Immediately following the verdict of Derek Chauvin’s case, 17-year-old Darnella Frazier was hailed across news and social media platforms for her bravery during the final moments of George Floyd’s life.

A high school student at the time of Floyd’s murder, Frazier thought to pull out her phone and record the entire scene.

CNN reported that Floyd’s aunt, Angela Harrellson said, "The sad thing is if it hadn't been for that 17-year-old girl, Darnella, it would have been another Black man that was killed by the police … and they would have said, 'Oh, it was drugs, oh it was this.’”

On Twitter, several notable Black women expressed their praise for Frazier’s bravery.

Political analyst, Yamiche Alcindor, tweeted about Frazier’s testimony at the bench, mentioning there are nights she stays up “apologizing and apologizing to George Floyd for not doing more.”

Former advisor to President Obama, Valerie Jarrett, recognized her “strength and composure” during those excruciating 9 minutes and 29 seconds Chauvin’s knee weighed down on George Floyd’s neck.

Even Oprah expressed her gratitude toward Frazier.

Meanwhile, amid the appreciation for one Black girl, another Black girl, approximately an 11-hour drive away from Minneapolis, surfaced on the internet.

16-year-old Ma’Khia Bryant lay dead on the concrete in front of her foster home in Columbus, Ohio, after being shot multiple times by a Columbus police officer.

These two Black girls’ stories so clearly depict the irony of Black girlhood and womanhood in these so-called United States of America.

Adultification bias is present in both of these instances. Monique Morris, author of Pushoutdefines adultification bias as an age compression that erases normal adolescent behavior and heightens our propensity to respond to young people as if they’re fully developed adults.

Darnella Frazier should not have been the savior in the case of Derek Chauvin, and Ma’Khia Bryant should not have been a martyr less than 24 hours after the verdict in the murder case of another Black life.

Frazier is receiving critical acclaim while Bryant is receiving criticism.

Black women and girls are often looked at to protect and save everyone in their community and beyond. However, when it comes to the harm done to Black women and girls, who steps in to protect and save them?

In the released bodycam footage, Bryant held a knife in her hand, prepared to protect herself from harm. But she had already been deemed as a threat across social media — as someone who deserved to die.

Simultaneously, folks were moved to exalt Frazier for her valiant act, while others were moved to lift up Ma’Kiah’s life as one that mattered, despite her circumstance.

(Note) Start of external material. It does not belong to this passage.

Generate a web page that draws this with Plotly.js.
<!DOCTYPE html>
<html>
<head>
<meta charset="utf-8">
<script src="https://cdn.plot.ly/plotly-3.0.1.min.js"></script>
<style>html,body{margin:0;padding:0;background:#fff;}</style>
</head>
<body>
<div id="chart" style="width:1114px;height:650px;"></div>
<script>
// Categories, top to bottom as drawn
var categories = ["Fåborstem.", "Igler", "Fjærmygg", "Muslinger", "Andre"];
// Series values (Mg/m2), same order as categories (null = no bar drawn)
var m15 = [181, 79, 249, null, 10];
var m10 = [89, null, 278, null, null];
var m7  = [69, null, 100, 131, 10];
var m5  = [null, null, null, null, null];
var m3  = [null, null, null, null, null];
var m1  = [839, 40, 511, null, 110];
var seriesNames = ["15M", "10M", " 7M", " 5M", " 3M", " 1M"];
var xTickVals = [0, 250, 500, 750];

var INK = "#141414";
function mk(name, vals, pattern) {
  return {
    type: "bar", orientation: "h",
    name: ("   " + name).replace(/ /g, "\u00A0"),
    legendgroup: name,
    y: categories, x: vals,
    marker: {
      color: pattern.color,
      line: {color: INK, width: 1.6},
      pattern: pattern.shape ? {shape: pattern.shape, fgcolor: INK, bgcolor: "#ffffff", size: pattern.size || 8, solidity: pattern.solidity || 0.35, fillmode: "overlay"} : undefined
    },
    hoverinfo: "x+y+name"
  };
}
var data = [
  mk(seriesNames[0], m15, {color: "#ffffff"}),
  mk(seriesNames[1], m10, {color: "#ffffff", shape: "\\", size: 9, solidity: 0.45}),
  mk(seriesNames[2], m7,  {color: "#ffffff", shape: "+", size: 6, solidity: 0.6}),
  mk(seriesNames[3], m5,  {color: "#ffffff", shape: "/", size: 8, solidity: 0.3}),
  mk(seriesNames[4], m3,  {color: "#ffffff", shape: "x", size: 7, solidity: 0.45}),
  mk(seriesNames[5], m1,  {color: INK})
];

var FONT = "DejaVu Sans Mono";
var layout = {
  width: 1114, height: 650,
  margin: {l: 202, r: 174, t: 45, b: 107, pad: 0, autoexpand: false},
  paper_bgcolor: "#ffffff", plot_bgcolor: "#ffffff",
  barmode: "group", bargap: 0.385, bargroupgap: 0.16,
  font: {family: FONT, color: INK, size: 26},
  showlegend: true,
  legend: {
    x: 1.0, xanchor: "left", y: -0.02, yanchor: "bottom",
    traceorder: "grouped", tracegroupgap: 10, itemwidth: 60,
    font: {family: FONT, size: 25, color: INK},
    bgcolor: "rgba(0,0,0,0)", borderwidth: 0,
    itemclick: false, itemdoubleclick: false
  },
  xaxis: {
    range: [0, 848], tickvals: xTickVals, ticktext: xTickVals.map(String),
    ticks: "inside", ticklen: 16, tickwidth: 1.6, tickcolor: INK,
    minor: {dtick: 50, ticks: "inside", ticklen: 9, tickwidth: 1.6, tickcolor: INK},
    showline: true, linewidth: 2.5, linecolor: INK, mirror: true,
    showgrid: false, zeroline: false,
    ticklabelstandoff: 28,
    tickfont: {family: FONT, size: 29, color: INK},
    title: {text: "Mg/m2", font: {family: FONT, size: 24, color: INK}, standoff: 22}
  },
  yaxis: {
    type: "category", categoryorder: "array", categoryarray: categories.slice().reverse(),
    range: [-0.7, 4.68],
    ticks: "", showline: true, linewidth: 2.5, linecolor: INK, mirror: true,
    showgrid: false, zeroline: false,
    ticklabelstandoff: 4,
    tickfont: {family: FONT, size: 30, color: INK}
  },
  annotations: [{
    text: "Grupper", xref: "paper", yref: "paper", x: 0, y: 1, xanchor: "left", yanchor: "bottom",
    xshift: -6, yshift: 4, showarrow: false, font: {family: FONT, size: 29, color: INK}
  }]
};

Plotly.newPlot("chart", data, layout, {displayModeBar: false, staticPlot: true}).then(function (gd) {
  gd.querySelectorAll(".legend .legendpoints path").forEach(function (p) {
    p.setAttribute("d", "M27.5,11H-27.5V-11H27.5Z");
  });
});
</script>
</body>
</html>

Those criticizing Bryant in her death are choosing to ignore the fact that she was a child — ignoring the fact that she was responding to potential danger and harm from a system that had failed her, like so many other Black girls in this country.

Rutgers professor Brittney Cooper wrote in her book, Eloquent Rage, that "we live in a nation that does everything to induce our rage, while simultaneously doing everything to deny that we have a right to feel it. American democracy is as much a project of suppressing Black rage as it is of legitimizing and elevating white rage. American democracy uses calls for civility, equality, liberty and justice as smokescreens to obscure all the ways in which Black folks are treated uncivilly, unequally, illiberally and unjustly as a matter of course.”

In Frazier's case, the fact that we even have to celebrate her for the decision to act heroically during such a traumatic experience speaks volumes to how Black women and girls are seen. But we continue to collectively lift her up for using what she had at the moment to bring some form of justice, and to do what so many Black women and girls are expected to do — save the day.

And at the end of the day, the reality is that both Black girls were using what they had to protect themselves. Because if not them, then who?